CMS.exe crashes frequently in BI 4

Hi,

We are facing very critical problem in our BI 4 production environment. CMS.exe is crashing frequently. There are no Windows or any other patches installed on servers. Following is the environment:
BI4 Sp02 patch 15
2 CMS tier, 3 processing tier
Windows server 2008 R2-64bit, 64 GB RAM each
CMS DB: Oracle 11g

Errors in event viewer:

  1. APPCRASH, Faulting application CMS.exe
  2. CMS is unable to connect to cluster. Please check network connection and test responsiveness of system database.

Steps Taken:
1.Stop SIA on all 5 servers and kill any running java exe from task manager then reboot all 5 servers
2. Point CMS to blank schema and copy DB from old schema

Regards,
Lokesh


lokeshborse :india: (BOB member since 2010-09-21)

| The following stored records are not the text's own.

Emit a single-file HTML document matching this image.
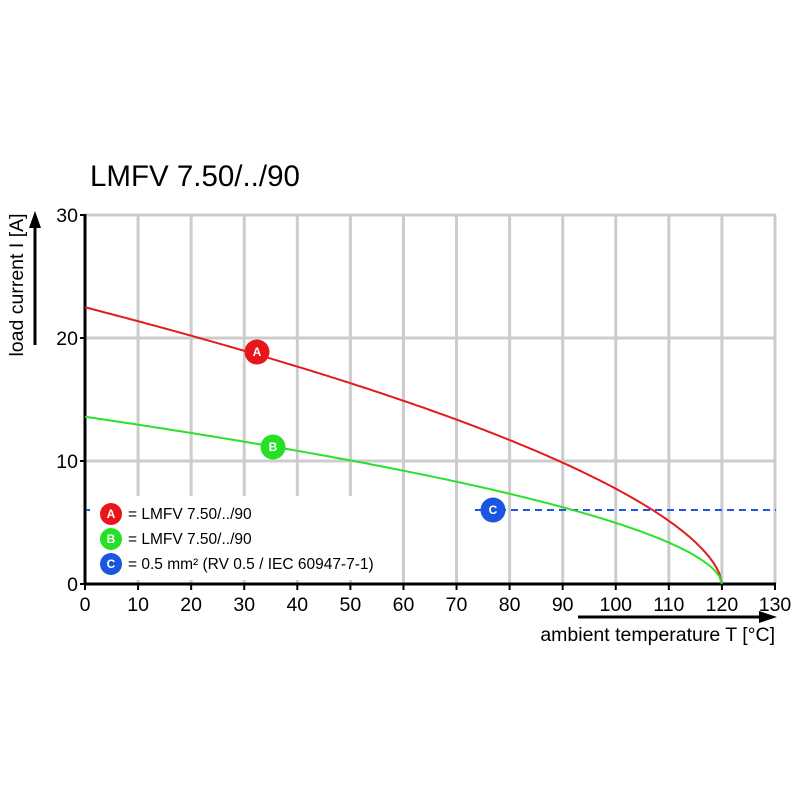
<!DOCTYPE html>
<html><head><style>body{margin:0;background:#fff}svg{display:block;font-family:"Liberation Sans",sans-serif}</style></head>
<body>
<svg id="s" width="800" height="800" viewBox="0 0 800 800" xmlns="http://www.w3.org/2000/svg">
<rect width="800" height="800" fill="#fff"/>
<text x="90" y="186" font-size="29.5" fill="#000">LMFV 7.50/../90</text>
<g id="grid" stroke="#cccccc" stroke-width="3"></g>
<rect x="95" y="496" width="292" height="84" fill="#fff"/>
<line x1="85" y1="584" x2="776" y2="584" stroke="#000" stroke-width="3"/>
<line x1="85" y1="214" x2="85" y2="585" stroke="#000" stroke-width="3"/>
<g id="ticks" stroke="#000" stroke-width="2"></g>
<g id="lbl" font-size="19.5" fill="#000"></g>
<line x1="475" y1="510" x2="776" y2="510" stroke="#2255dd" stroke-width="2" stroke-dasharray="7,5"/>
<line x1="86" y1="510" x2="90" y2="510" stroke="#2255dd" stroke-width="2"/>
<path id="red" fill="none" stroke="#e41b1b" stroke-width="2"/>
<path id="grn" fill="none" stroke="#2ee02e" stroke-width="2"/>
<g font-size="12" font-weight="bold" fill="#fff" text-anchor="middle">
<circle cx="257" cy="352" r="12.5" fill="#e8161b"/><text x="257" y="356">A</text>
<circle cx="273" cy="447" r="12.5" fill="#26e026"/><text x="273" y="451">B</text>
<circle cx="493" cy="510" r="12.5" fill="#1a56e0"/><text x="493" y="514">C</text>
<circle cx="111" cy="514" r="11" fill="#e8161b"/><text x="111" y="518">A</text>
<circle cx="111" cy="539" r="11" fill="#26e026"/><text x="111" y="543">B</text>
<circle cx="111" cy="564" r="11" fill="#1a56e0"/><text x="111" y="568">C</text>
</g>
<g font-size="15.5" fill="#000">
<text x="128" y="519">= LMFV 7.50/../90</text>
<text x="128" y="544">= LMFV 7.50/../90</text>
<text x="128" y="569">= 0.5 mm² (RV 0.5 / IEC 60947-7-1)</text>
</g>
<text transform="translate(23,285) rotate(-90)" font-size="19.5" text-anchor="middle" fill="#000">load current I [A]</text>
<line x1="35" y1="345" x2="35" y2="225" stroke="#000" stroke-width="3"/>
<polygon points="35,211 29,228 41,228" fill="#000"/>
<line x1="578" y1="617" x2="762" y2="617" stroke="#000" stroke-width="3"/>
<polygon points="777,617 759,611 759,623" fill="#000"/>
<text x="775" y="641" font-size="19.5" text-anchor="end" fill="#000">ambient temperature T [°C]</text>
</svg>
<script>
var X=function(t){return 85+t*690/130},Y=function(v){return 584-v*12.3};
var g=document.getElementById('grid'),tk=document.getElementById('ticks'),lb=document.getElementById('lbl'),ns='http://www.w3.org/2000/svg';
function el(p,n,a,t){var e=document.createElementNS(ns,n);for(var k in a)e.setAttribute(k,a[k]);if(t!=null)e.textContent=t;p.appendChild(e);return e}
for(var t=10;t<=130;t+=10)el(g,'line',{x1:X(t),y1:215,x2:X(t),y2:584});
for(var v=10;v<=30;v+=10)el(g,'line',{x1:85,y1:Y(v),x2:776,y2:Y(v)});
for(var t=0;t<=130;t+=10){el(tk,'line',{x1:X(t),y1:584,x2:X(t),y2:590});el(lb,'text',{x:X(t),y:611,'text-anchor':'middle'},t)}
for(var v=0;v<=30;v+=10){el(tk,'line',{x1:80,y1:Y(v),x2:85,y2:Y(v)});el(lb,'text',{x:78,y:Y(v)+7,'text-anchor':'end'},v)}
function path(id,k,p){var d='';for(var i=0;i<=240;i++){var t=i*0.5;var v=k*Math.pow(120-t,p);d+=(i?'L':'M')+X(t).toFixed(1)+','+Y(v).toFixed(1)}document.getElementById(id).setAttribute('d',d)}
path('red',22.5/Math.pow(120,0.595),0.595);
path('grn',13.6/Math.pow(120,0.562),0.562);
</script>
</body></html>
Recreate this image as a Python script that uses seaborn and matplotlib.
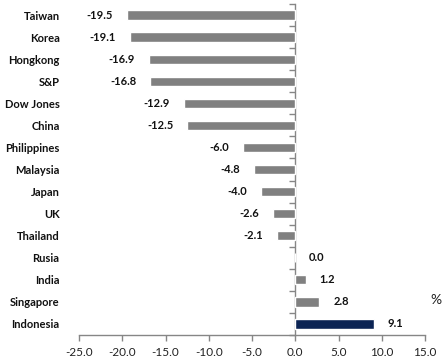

[Moderator Note: Moved from About BOB to XI Server Discussion]


Marek Chladny :slovakia: (BOB member since 2003-11-27)

This issue impacting business. I am unable to find out cause.

Any advise or ideas on this?

Regards,
Lokesh


lokeshborse :india: (BOB member since 2010-09-21)

You are on an totally outdated patch level. Current is either SP4 Patch 10 or SP5 patch 3 :!:
I would also look at connectivity problems between your 4 nodes.


Andreas :de: (BOB member since 2002-06-20)

I agree, you should, at least, patch your platform with SP4.

SP2 is really not stable.


prima :fr: (BOB member since 2011-11-18)

Maybe map out your nodes’ connectivity - are your servers all on the same subnet, are you sure you’re communicating across that subnet, what kind of reliability do you have?

Any messages at the database, do you see anything in the listener logs? What’s happening on your cluster when it goes down? HOW frequently, nightly? During daily operations??

B


bdouglas :switzerland: (BOB member since 2002-08-29)

We have applied SP04 on single test node but its in testing phase. We can not apply SP04 quickly unless it is tested. However I was wondering that everything was working fine till now on this patch and suddenly the issue occured without any change!!! CMS is crashing intermittently-Sometimes in 10 minutes and sometimes 5 hours!!!

I observerd in task manager that when CMS memory goes beyond 650 MB, it crashes hence I created 1 extra CMS each on 2 CMS nodes. Now, we have 4 CMS but still issue is appearing.

Event viewer logs show the error" Cluster connection with is broken. Please check your network connection and test responsiveness of your system database." We monitored 2 days from network team but there was no network packet dropped out. Tnsping also work fine.


lokeshborse :india: (BOB member since 2010-09-21)

Things do not just start happening, so something else must have changed…

Well, it doesnt seem it can get any worse :stuck_out_tongue: .

To be frank, most people tell me that SP5 was the one that fixes the most issues and gets things stable.


Mak 1 :uk: (BOB member since 2005-01-06)

Ok…Will put forward this SP05 patch suggestion to our team and hope for the best… :slight_smile:


lokeshborse :india: (BOB member since 2010-09-21)

Did you look at my response on this - are you sure your cluster communication is right? Any chance one of your nodes is communicating to the other nodes off the subnet??

We had an issue where BO was using our backup lan and not the primary - that took CORBA communications on a longer path, and it caused timing issues that quickly took the cluster down.

Maybe ping and tracert each server from each server, make sure you get the path you expect. Same with each server to DB server - again, maybe you’re pinging ok, but you’re not taking the best path. Maybe there is a DNS issue on one of your servers, something obscure like one box resolving addresses against a local host file…

Much luck!
B


bdouglas :switzerland: (BOB member since 2002-08-29)